Problem requirements: Every line of the listing must be reproduced as it stands. Leave the images behind.

Material provided:
_ _ _

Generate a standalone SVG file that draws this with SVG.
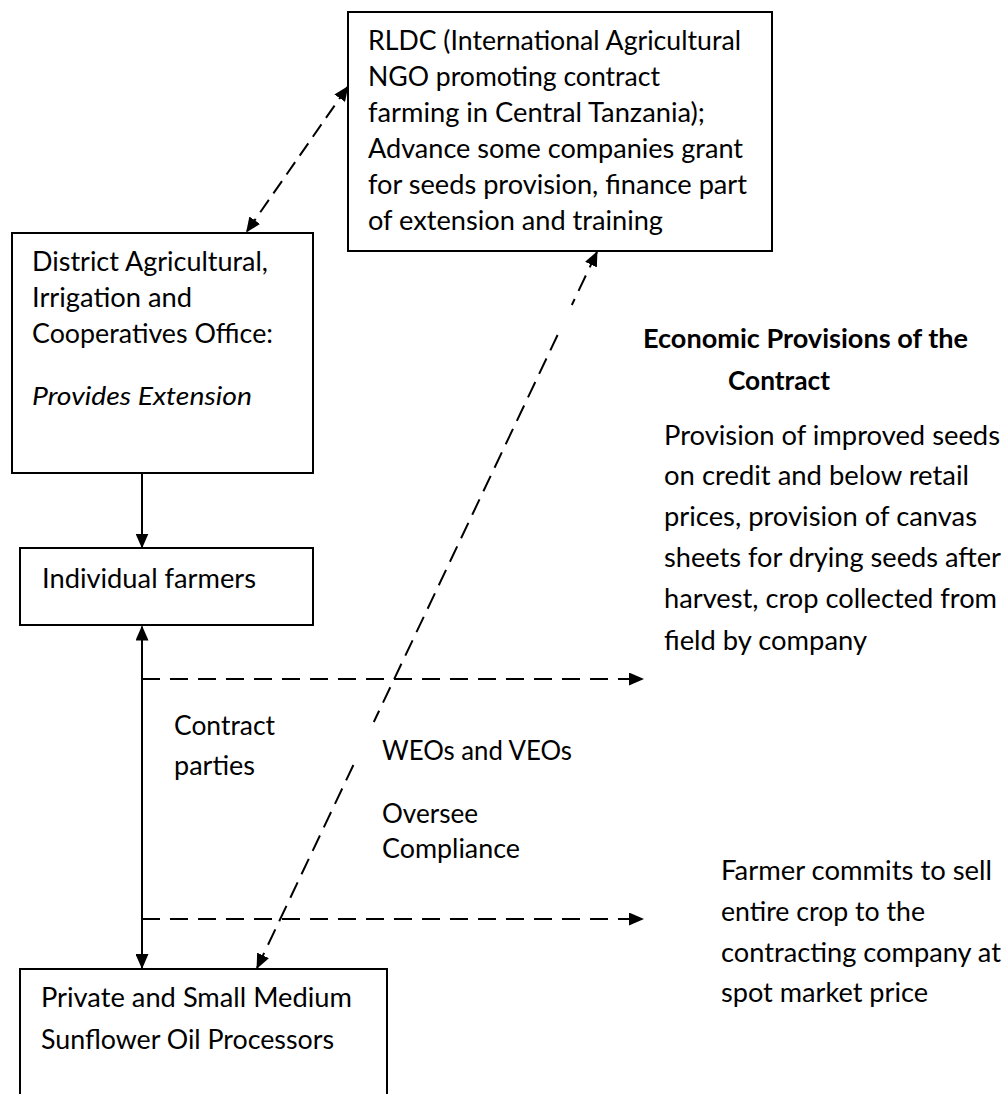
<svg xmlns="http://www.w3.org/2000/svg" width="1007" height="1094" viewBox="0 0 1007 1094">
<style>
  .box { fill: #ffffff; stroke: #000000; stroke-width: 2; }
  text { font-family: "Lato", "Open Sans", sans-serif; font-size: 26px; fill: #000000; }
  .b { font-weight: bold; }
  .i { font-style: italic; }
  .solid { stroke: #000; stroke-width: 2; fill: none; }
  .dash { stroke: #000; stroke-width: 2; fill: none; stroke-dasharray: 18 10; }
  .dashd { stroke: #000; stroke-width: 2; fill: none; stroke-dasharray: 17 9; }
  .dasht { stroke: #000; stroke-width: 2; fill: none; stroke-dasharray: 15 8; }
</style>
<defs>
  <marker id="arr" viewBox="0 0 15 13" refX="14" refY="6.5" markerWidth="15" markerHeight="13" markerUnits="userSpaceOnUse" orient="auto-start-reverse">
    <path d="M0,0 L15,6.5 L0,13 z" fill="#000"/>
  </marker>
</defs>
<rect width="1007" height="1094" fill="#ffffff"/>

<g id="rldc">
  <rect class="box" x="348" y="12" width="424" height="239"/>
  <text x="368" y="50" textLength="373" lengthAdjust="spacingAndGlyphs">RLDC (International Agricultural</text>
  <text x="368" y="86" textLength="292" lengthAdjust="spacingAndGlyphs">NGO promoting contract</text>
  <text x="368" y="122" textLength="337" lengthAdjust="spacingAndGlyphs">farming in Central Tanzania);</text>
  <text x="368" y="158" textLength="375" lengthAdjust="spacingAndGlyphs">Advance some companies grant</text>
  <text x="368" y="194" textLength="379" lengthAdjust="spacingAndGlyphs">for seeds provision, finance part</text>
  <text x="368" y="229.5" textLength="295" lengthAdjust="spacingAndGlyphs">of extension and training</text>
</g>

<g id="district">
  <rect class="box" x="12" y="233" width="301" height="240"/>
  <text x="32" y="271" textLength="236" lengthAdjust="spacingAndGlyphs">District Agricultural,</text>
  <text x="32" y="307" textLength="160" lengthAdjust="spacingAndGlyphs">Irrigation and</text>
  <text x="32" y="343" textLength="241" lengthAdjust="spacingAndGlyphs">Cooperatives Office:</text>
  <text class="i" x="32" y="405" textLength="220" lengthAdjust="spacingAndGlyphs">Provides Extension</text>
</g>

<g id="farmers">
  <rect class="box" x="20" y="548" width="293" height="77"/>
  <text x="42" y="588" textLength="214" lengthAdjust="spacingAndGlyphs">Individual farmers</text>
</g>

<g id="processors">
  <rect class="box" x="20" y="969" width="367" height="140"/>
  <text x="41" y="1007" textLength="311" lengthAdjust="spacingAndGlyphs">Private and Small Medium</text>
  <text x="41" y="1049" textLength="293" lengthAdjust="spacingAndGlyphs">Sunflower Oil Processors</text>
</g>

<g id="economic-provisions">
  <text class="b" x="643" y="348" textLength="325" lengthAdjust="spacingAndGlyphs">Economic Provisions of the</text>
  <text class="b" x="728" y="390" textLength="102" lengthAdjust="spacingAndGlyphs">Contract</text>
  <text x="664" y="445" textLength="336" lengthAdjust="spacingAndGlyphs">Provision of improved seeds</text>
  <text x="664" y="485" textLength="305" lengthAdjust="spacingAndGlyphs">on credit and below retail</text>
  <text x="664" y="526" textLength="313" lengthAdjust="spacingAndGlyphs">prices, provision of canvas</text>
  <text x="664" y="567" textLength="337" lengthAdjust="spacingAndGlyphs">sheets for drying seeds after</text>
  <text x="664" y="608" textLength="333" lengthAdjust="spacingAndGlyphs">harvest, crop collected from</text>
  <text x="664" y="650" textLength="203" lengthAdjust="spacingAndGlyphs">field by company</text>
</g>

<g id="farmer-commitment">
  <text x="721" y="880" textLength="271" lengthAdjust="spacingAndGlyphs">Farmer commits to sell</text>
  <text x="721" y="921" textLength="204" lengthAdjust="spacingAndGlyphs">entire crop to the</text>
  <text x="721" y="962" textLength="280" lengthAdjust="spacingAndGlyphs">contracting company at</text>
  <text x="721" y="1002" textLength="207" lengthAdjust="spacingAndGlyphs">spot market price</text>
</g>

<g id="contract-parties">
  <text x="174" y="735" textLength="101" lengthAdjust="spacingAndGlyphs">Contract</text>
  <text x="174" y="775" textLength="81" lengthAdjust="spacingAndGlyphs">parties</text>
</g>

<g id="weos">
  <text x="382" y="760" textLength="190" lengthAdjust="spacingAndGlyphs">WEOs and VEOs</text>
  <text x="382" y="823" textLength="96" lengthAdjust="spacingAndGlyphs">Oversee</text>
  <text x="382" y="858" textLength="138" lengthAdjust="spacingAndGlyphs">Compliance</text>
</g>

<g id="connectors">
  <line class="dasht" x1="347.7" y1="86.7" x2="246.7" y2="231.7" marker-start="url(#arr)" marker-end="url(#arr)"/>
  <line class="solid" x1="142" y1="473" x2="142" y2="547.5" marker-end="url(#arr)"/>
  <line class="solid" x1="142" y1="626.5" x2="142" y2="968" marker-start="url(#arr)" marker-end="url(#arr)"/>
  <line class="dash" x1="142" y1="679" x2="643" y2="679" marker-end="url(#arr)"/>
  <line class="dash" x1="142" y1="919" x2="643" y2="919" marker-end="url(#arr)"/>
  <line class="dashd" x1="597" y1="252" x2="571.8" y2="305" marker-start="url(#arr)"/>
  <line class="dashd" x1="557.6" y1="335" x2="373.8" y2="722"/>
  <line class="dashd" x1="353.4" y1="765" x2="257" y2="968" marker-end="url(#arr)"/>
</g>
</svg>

_ _ _

Answer:
Generate a standalone SVG file that draws this with SVG.
<svg xmlns="http://www.w3.org/2000/svg" width="1007" height="1094" viewBox="0 0 1007 1094">
<style>
  .box { fill: #ffffff; stroke: #000000; stroke-width: 2; }
  text { font-family: "Lato", "Open Sans", sans-serif; font-size: 26px; fill: #000000; }
  .b { font-weight: bold; }
  .i { font-style: italic; }
  .solid { stroke: #000; stroke-width: 2; fill: none; }
  .dash { stroke: #000; stroke-width: 2; fill: none; stroke-dasharray: 18 10; }
  .dashd { stroke: #000; stroke-width: 2; fill: none; stroke-dasharray: 17 9; }
  .dasht { stroke: #000; stroke-width: 2; fill: none; stroke-dasharray: 15 8; }
</style>
<defs>
  <marker id="arr" viewBox="0 0 15 13" refX="14" refY="6.5" markerWidth="15" markerHeight="13" markerUnits="userSpaceOnUse" orient="auto-start-reverse">
    <path d="M0,0 L15,6.5 L0,13 z" fill="#000"/>
  </marker>
</defs>
<rect width="1007" height="1094" fill="#ffffff"/>

<g id="rldc">
  <rect class="box" x="348" y="12" width="424" height="239"/>
  <text x="368" y="50" textLength="373" lengthAdjust="spacingAndGlyphs">RLDC (International Agricultural</text>
  <text x="368" y="86" textLength="292" lengthAdjust="spacingAndGlyphs">NGO promoting contract</text>
  <text x="368" y="122" textLength="337" lengthAdjust="spacingAndGlyphs">farming in Central Tanzania);</text>
  <text x="368" y="158" textLength="375" lengthAdjust="spacingAndGlyphs">Advance some companies grant</text>
  <text x="368" y="194" textLength="379" lengthAdjust="spacingAndGlyphs">for seeds provision, finance part</text>
  <text x="368" y="229.5" textLength="295" lengthAdjust="spacingAndGlyphs">of extension and training</text>
</g>

<g id="district">
  <rect class="box" x="12" y="233" width="301" height="240"/>
  <text x="32" y="271" textLength="236" lengthAdjust="spacingAndGlyphs">District Agricultural,</text>
  <text x="32" y="307" textLength="160" lengthAdjust="spacingAndGlyphs">Irrigation and</text>
  <text x="32" y="343" textLength="241" lengthAdjust="spacingAndGlyphs">Cooperatives Office:</text>
  <text class="i" x="32" y="405" textLength="220" lengthAdjust="spacingAndGlyphs">Provides Extension</text>
</g>

<g id="farmers">
  <rect class="box" x="20" y="548" width="293" height="77"/>
  <text x="42" y="588" textLength="214" lengthAdjust="spacingAndGlyphs">Individual farmers</text>
</g>

<g id="processors">
  <rect class="box" x="20" y="969" width="367" height="140"/>
  <text x="41" y="1007" textLength="311" lengthAdjust="spacingAndGlyphs">Private and Small Medium</text>
  <text x="41" y="1049" textLength="293" lengthAdjust="spacingAndGlyphs">Sunflower Oil Processors</text>
</g>

<g id="economic-provisions">
  <text class="b" x="643" y="348" textLength="325" lengthAdjust="spacingAndGlyphs">Economic Provisions of the</text>
  <text class="b" x="728" y="390" textLength="102" lengthAdjust="spacingAndGlyphs">Contract</text>
  <text x="664" y="445" textLength="336" lengthAdjust="spacingAndGlyphs">Provision of improved seeds</text>
  <text x="664" y="485" textLength="305" lengthAdjust="spacingAndGlyphs">on credit and below retail</text>
  <text x="664" y="526" textLength="313" lengthAdjust="spacingAndGlyphs">prices, provision of canvas</text>
  <text x="664" y="567" textLength="337" lengthAdjust="spacingAndGlyphs">sheets for drying seeds after</text>
  <text x="664" y="608" textLength="333" lengthAdjust="spacingAndGlyphs">harvest, crop collected from</text>
  <text x="664" y="650" textLength="203" lengthAdjust="spacingAndGlyphs">field by company</text>
</g>

<g id="farmer-commitment">
  <text x="721" y="880" textLength="271" lengthAdjust="spacingAndGlyphs">Farmer commits to sell</text>
  <text x="721" y="921" textLength="204" lengthAdjust="spacingAndGlyphs">entire crop to the</text>
  <text x="721" y="962" textLength="280" lengthAdjust="spacingAndGlyphs">contracting company at</text>
  <text x="721" y="1002" textLength="207" lengthAdjust="spacingAndGlyphs">spot market price</text>
</g>

<g id="contract-parties">
  <text x="174" y="735" textLength="101" lengthAdjust="spacingAndGlyphs">Contract</text>
  <text x="174" y="775" textLength="81" lengthAdjust="spacingAndGlyphs">parties</text>
</g>

<g id="weos">
  <text x="382" y="760" textLength="190" lengthAdjust="spacingAndGlyphs">WEOs and VEOs</text>
  <text x="382" y="823" textLength="96" lengthAdjust="spacingAndGlyphs">Oversee</text>
  <text x="382" y="858" textLength="138" lengthAdjust="spacingAndGlyphs">Compliance</text>
</g>

<g id="connectors">
  <line class="dasht" x1="347.7" y1="86.7" x2="246.7" y2="231.7" marker-start="url(#arr)" marker-end="url(#arr)"/>
  <line class="solid" x1="142" y1="473" x2="142" y2="547.5" marker-end="url(#arr)"/>
  <line class="solid" x1="142" y1="626.5" x2="142" y2="968" marker-start="url(#arr)" marker-end="url(#arr)"/>
  <line class="dash" x1="142" y1="679" x2="643" y2="679" marker-end="url(#arr)"/>
  <line class="dash" x1="142" y1="919" x2="643" y2="919" marker-end="url(#arr)"/>
  <line class="dashd" x1="597" y1="252" x2="571.8" y2="305" marker-start="url(#arr)"/>
  <line class="dashd" x1="557.6" y1="335" x2="373.8" y2="722"/>
  <line class="dashd" x1="353.4" y1="765" x2="257" y2="968" marker-end="url(#arr)"/>
</g>
</svg>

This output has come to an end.